The request: Write out the opening lines of the data word for word, up to and including the line with "from matplotlib.patches import Patch", and leave every picture and every later line out.
——————————
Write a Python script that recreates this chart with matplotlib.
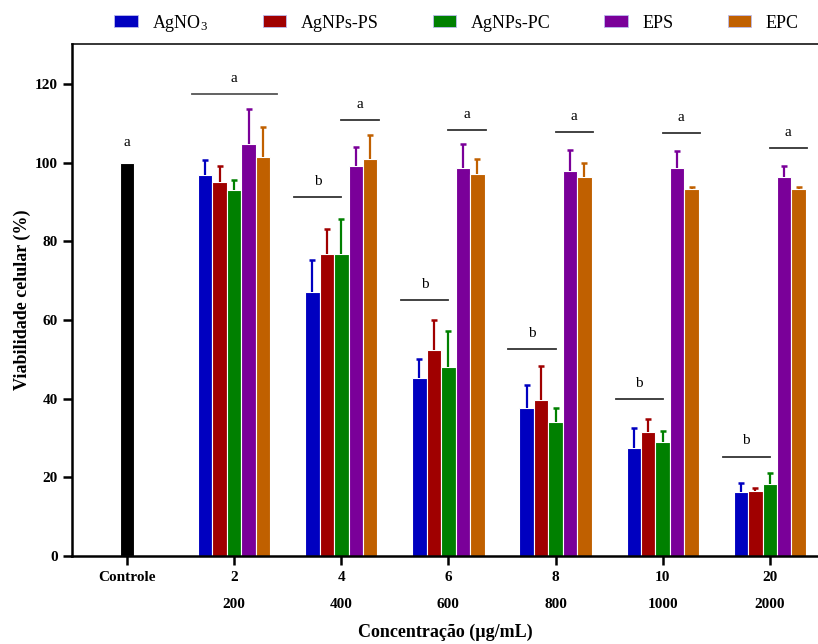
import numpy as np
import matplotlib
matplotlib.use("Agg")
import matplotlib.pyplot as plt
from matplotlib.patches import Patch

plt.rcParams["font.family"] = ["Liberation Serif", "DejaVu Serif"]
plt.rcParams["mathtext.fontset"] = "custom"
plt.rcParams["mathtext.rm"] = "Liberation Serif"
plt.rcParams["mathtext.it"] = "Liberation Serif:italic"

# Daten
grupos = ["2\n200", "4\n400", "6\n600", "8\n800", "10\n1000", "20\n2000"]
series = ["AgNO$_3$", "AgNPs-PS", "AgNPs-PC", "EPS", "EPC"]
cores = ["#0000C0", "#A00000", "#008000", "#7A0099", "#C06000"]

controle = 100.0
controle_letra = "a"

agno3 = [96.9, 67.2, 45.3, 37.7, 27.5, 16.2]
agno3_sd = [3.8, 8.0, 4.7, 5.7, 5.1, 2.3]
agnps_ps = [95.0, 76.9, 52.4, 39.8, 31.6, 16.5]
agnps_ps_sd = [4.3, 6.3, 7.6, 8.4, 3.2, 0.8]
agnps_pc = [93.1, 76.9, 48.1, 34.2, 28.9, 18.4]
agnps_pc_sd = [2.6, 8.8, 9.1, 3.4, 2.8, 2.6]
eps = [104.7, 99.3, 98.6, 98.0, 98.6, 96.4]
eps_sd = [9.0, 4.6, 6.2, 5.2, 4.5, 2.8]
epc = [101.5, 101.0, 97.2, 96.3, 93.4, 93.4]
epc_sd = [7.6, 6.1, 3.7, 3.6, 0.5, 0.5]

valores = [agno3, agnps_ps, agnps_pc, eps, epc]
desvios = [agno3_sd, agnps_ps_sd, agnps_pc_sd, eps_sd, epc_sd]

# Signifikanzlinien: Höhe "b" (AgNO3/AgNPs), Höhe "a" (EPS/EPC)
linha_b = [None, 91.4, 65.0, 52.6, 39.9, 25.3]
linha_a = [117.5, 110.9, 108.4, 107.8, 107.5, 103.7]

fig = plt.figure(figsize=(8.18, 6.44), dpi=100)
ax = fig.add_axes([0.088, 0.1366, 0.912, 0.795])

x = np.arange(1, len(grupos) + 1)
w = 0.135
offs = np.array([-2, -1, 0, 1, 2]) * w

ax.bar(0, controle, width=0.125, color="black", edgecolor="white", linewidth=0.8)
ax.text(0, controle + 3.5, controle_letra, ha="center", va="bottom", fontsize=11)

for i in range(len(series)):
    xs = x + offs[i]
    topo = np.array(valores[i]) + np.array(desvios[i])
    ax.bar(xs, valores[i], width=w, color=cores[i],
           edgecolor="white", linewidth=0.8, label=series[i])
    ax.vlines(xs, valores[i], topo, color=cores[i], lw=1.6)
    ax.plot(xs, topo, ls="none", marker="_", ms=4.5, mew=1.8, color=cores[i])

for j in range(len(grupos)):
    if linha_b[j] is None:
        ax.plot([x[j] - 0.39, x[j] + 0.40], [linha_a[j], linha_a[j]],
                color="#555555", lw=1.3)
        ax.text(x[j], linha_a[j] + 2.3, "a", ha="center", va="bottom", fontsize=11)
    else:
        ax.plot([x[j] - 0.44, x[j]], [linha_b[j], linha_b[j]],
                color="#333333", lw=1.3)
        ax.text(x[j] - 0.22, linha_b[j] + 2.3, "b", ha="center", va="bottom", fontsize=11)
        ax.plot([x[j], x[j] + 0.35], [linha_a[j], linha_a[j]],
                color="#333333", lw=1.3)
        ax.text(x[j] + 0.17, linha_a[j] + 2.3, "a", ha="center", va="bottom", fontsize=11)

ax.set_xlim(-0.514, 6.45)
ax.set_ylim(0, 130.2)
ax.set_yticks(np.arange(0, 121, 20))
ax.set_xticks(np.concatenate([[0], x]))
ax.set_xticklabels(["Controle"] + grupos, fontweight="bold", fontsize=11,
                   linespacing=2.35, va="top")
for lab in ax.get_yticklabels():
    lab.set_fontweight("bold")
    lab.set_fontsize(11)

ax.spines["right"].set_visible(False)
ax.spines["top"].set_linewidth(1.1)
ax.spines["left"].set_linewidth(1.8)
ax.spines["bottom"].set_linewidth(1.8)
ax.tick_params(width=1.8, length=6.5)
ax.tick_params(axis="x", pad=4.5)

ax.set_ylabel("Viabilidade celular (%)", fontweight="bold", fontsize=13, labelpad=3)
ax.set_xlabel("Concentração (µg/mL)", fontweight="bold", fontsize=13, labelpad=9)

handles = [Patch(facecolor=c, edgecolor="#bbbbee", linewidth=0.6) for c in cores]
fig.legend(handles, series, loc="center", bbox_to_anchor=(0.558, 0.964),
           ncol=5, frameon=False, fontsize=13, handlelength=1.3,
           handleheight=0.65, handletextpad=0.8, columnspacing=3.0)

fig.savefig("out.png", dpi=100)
——————————
Exercise result:
Write a Python script that recreates this chart with matplotlib.
import numpy as np
import matplotlib
matplotlib.use("Agg")
import matplotlib.pyplot as plt
from matplotlib.patches import Patch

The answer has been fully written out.